START

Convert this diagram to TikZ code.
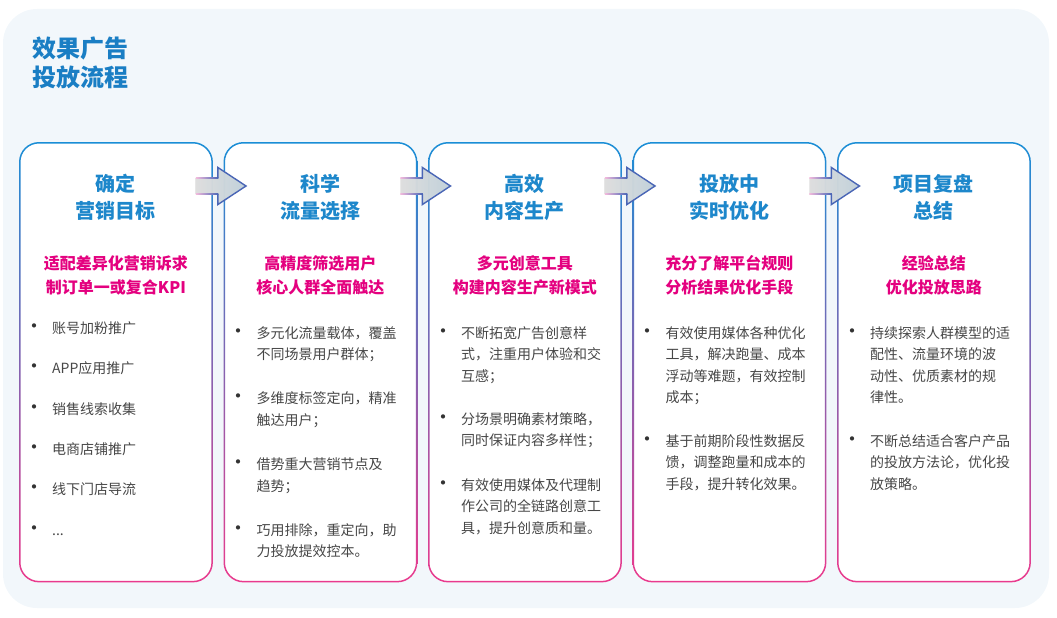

END
START

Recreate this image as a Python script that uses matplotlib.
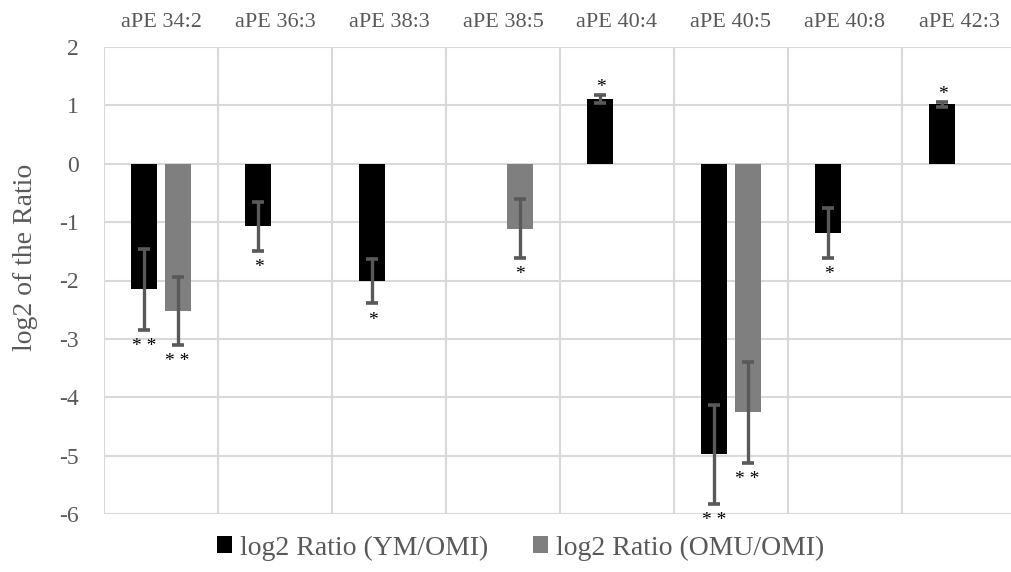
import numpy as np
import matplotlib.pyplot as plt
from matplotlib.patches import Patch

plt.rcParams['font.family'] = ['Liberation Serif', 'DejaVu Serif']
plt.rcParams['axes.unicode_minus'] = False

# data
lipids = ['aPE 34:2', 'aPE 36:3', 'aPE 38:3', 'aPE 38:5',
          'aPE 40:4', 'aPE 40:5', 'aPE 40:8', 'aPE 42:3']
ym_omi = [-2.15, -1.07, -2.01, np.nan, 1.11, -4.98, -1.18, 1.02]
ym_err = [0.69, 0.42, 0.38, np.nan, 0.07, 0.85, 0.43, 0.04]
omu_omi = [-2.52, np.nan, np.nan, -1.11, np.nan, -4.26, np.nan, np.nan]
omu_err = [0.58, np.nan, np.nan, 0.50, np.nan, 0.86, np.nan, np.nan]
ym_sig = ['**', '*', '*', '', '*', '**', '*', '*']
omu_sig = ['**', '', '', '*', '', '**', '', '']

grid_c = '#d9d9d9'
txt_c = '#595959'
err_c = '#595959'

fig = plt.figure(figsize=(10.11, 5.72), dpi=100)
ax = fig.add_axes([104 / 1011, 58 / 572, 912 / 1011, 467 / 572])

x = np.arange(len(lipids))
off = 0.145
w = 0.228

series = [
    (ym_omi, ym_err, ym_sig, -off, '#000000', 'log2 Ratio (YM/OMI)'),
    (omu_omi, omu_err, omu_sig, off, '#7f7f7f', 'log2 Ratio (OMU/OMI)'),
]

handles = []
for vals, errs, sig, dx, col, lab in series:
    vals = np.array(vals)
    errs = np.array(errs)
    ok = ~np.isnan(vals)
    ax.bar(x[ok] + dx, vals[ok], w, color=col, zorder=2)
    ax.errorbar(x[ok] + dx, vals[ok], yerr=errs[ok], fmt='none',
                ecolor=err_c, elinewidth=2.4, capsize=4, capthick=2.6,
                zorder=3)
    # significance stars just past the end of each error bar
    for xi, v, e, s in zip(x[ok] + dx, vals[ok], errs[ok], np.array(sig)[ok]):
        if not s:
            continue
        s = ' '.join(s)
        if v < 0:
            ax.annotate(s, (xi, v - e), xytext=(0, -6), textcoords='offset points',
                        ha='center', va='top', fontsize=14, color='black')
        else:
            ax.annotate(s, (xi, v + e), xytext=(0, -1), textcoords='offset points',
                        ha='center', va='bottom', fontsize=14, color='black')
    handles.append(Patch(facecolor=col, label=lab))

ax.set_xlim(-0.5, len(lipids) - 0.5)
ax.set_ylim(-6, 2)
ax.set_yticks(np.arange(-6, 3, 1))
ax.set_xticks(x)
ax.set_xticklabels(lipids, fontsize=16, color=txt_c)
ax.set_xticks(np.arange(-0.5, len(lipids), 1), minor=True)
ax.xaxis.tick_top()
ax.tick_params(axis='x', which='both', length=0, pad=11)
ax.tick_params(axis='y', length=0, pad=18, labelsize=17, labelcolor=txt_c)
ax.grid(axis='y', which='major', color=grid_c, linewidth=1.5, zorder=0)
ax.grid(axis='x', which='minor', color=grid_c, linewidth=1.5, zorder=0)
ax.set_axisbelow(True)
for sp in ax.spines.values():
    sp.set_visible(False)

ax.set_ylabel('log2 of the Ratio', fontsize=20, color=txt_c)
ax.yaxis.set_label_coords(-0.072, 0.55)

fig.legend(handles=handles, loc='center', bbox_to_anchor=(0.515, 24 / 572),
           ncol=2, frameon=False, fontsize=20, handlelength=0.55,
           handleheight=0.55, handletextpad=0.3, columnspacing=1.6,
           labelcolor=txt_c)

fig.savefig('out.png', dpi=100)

END

*WORK INSTRUCTIONS:*
Identify each line holding the string "this", and copy it out.

*CORRECT OUTPUT:*
Convert this diagram to TikZ code.
Recreate this image as a Python script that uses matplotlib.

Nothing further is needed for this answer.